Les dessous de l’image
Par Hervé Sentucq
Dans le cadre de ma mission, il me faut trouver au moins une vue majeure par unités paysagères. Pour le secteur allant de Cazoulès à Groléjac mes repérages sur internet furent laborieux et mes « déplacements » virtuels sur les routes via google maps ne m’apportèrent que fatigue des yeux. Et c’est finalement en consultant un site anglais traitant de la résistance aux nazis dans des grottes (on s’égare facilement sur la toile 😉 ) que je suis tombé sur cette description :
« Le sentier nous amena en spirale au sommet de ce qui se révélait être une colline conique. Les forêts denses nous avaient empêché de voir à travers jusqu’à ce que nous soyons proche du sommet qui offrait une minuscule mais spectaculaire ouverture entre les arbres. Au bord d’un affleurement, devant nous, des kilomètres de la vallée de la Dordogne. La rivière serpentant vers l’est, 150 mètres en-dessous de nous, et le Château Rouffillac assis sur son perchoir, bien droit au-dessus du vide, au-dessus de la route. »
(traduction maison)
C’est peu dire que j’en avais l’eau à la bouche. Une petite photo au format carré illustrant l’article finit par me convaincre que je tenais là ma vue large de cette zone géographique. Qui plus est avec un horizon dégagé à l’est, soit l’idéal pour un contre-jour au lever de soleil. Le fantasme total pour un photographe !

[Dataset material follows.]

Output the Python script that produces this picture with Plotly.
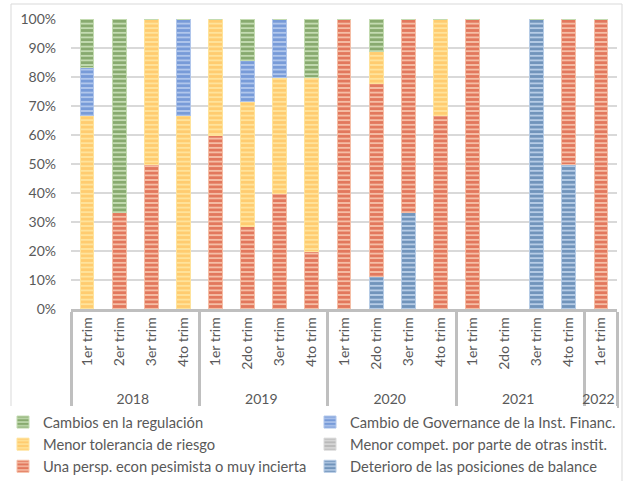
import plotly.graph_objects as go

years = ["2018"]*4 + ["2019"]*4 + ["2020"]*4 + ["2021"]*4 + ["2022"]
quarter_labels = ["1er trim", "2er trim", "3er trim", "4to trim",
                  "1er trim", "2do trim", "3er trim", "4to trim",
                  "1er trim", "2do trim", "3er trim", "4to trim",
                  "1er trim", "2do trim", "3er trim", "4to trim",
                  "1er trim"]
# order in which the quarter labels must be registered on the axis
quarter_order_labels = ["1er trim", "2er trim", "2do trim", "3er trim", "4to trim"]
quarter_order_years = ["2018", "2018", "2019", "2018", "2018"]

# shares (fractions) per series, bottom -> top of stack
deterioro   = [0, 0, 0, 0,   0, 0, 0, 0,   0, 1/9, 1/3, 0,   0, 0, 1, 0.5,   0]
persp       = [0, 1/3, 0.5, 0,   0.6, 2/7, 0.4, 0.2,   1, 6/9, 2/3, 2/3,   1, 0, 0, 0.5,   1]
compet      = [0]*17
tolerancia  = [2/3, 0, 0.5, 2/3,   0.4, 3/7, 0.4, 0.6,   0, 1/9, 0, 1/3,   0, 0, 0, 0,   0]
governance  = [1/6, 0, 0, 1/3,   0, 1/7, 0.2, 0,   0, 0, 0, 0,   0, 0, 0, 0,   0]
regulacion  = [1/6, 2/3, 0, 0,   0, 1/7, 0, 0.2,   0, 1/9, 0, 0,   0, 0, 0, 0,   0]

series = [
    ("Deterioro de las posiciones de balance", deterioro, "#2b5b90", "#b6cce6"),
    ("Una persp. econ pesimista o muy incierta", persp, "#cf3214", "#f5bea6"),
    ("Menor compet. por parte de otras instit.", compet, "#9a9a9a", "#dadada"),
    ("Menor tolerancia de riesgo", tolerancia, "#ffb545", "#ffe39b"),
    ("Cambio de Governance de la Inst. Financ.", governance, "#3f6fc4", "#b0c6ec"),
    ("Cambios en la regulación", regulacion, "#4e7a2e", "#c3dbb1"),
]

pad = "\u00a0\u00a0"  # leading spaces push the year row down a little
quarters = [pad + q for q in quarter_labels]
quarter_order = [pad + q for q in quarter_order_labels]

fig = go.Figure()
# helper trace (zero height) that fixes the order of the quarter labels
fig.add_trace(go.Bar(x=[quarter_order_years, quarter_order], y=[0]*len(quarter_order),
                     showlegend=False, hoverinfo="skip",
                     marker=dict(color="rgba(0,0,0,0)", line=dict(width=0))))
for name, vals, fg, bg in series:
    fig.add_trace(go.Bar(
        x=[years, quarters], y=vals, name=name,
        marker=dict(color=bg,
                    pattern=dict(shape="-", fgcolor=fg, bgcolor=bg, size=4.6, solidity=0.6),
                    line=dict(width=1, color=bg)),
    ))

L, R, T, B = 71, 16, 19, 172
PW, PH = 633 - L - R, 481 - T - B

font = "Lato, 'Gill Sans MT', sans-serif"
fig.update_layout(
    barmode="stack",
    bargap=0.57,
    width=633, height=481,
    margin=dict(l=L, r=R, t=T, b=B, autoexpand=False),
    plot_bgcolor="white", paper_bgcolor="white",
    font=dict(family=font, size=13, color="#595959"),
    legend=dict(orientation="h", traceorder="reversed",
                x=(3 - L) / PW, y=(T + PH - 406) / PH,
                xanchor="left", yanchor="top", entrywidth=262,
                font=dict(size=14.7, color="#595959"),
                itemwidth=30, tracegroupgap=0),
    yaxis=dict(range=[0, 1], tickformat=".0%", dtick=0.1, showgrid=True,
               gridcolor="#d9d9d9", gridwidth=1.5, zeroline=False,
               tickfont=dict(size=14, color="#595959"), ticks="",
               ticklabelstandoff=14),
    xaxis=dict(type="multicategory", tickangle=-90, showline=True, linecolor="#bfbfbf",
               linewidth=2.5, showdividers=True, dividercolor="#bfbfbf", dividerwidth=2.5,
               tickfont=dict(size=14, color="#595959")),
    shapes=[dict(type="rect", xref="paper", yref="paper",
                 x0=(11 - L) / PW, x1=(622 - L) / PW,
                 y0=(T + PH - 490) / PH, y1=(T + PH - 4) / PH,
                 line=dict(color="#d9d9d9", width=1), fillcolor="rgba(0,0,0,0)",
                 layer="below")],
)
fig.write_html("out.html", config={"displayModeBar": False},
               post_script="document.body.style.margin='0';")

J’ai donc tenté 2 fois en avril, 2 fois en mai cette très raide montée menant à cette lucarne magique. Les prévisions météo pouvant ne pas être fiables localement, j’ai donc eu tour à tour un ciel voilé, puis une mer de nuages ne se dissipant pas avant 11h, puis un ciel couvert, puis de nouveau une mer de nuages. A chaque fois un lever vers 5h00 du matin pour être sur place une demi heure avant le lever. Être à l’aube au dessus d’une mer de nuage est toutefois un moment magique de l’existence. 6h15 le soleil pointe à l’horizon. 6h40 c’est le moment ou ses rayons irradient les nuages de l’intérieur (effet d’embrasement). 7h00 je tombe de fatigue et je tente d’enchainer des micro-siestes de 5 minutes jusqu’à ce que la brume se dissipe (misère !). 8h50 le brouillard commencé à se disloquer, d’abord au pied de la colline puis progressivement il se retire en direction de l’est. Je capte toutes les phases de ce repli afin de mixer le tout plus tard. Car en mixant c’est quelquefois plus digeste… me dis-je dans un état semi-zombique. La brume s’étant dissipée assez tôt (enfin…) j’ai bonne espoir de détenir une ambiance originale.
Au final, le panorama sera composé de 6 photos verticales. L’ambiance est celle observée peu de de temps avant la dissipation totale (meilleur effet visuel au final et possibilité de reconnaître le paysage). Chacune des 6 photos est la fusion de 3 moments différents du spectacle. Pour chaque photo retenue (une vingtaine donc) 3 expositions différentes à chaque fois du fait du très fort contraste de la scène. J’ai également photographié séparément la rivière qui renvoyait 10 fois plus (trop…) de lumière que le reste du paysage (total miroir). Avec toute cette matière on atteint les 300 clichés et on peut s’amuser plus de 2 jours devant son ordinateur. Le résultat obtenu est « fidèle » à mon souvenir de ce moment passé « au-dessus des nuages ».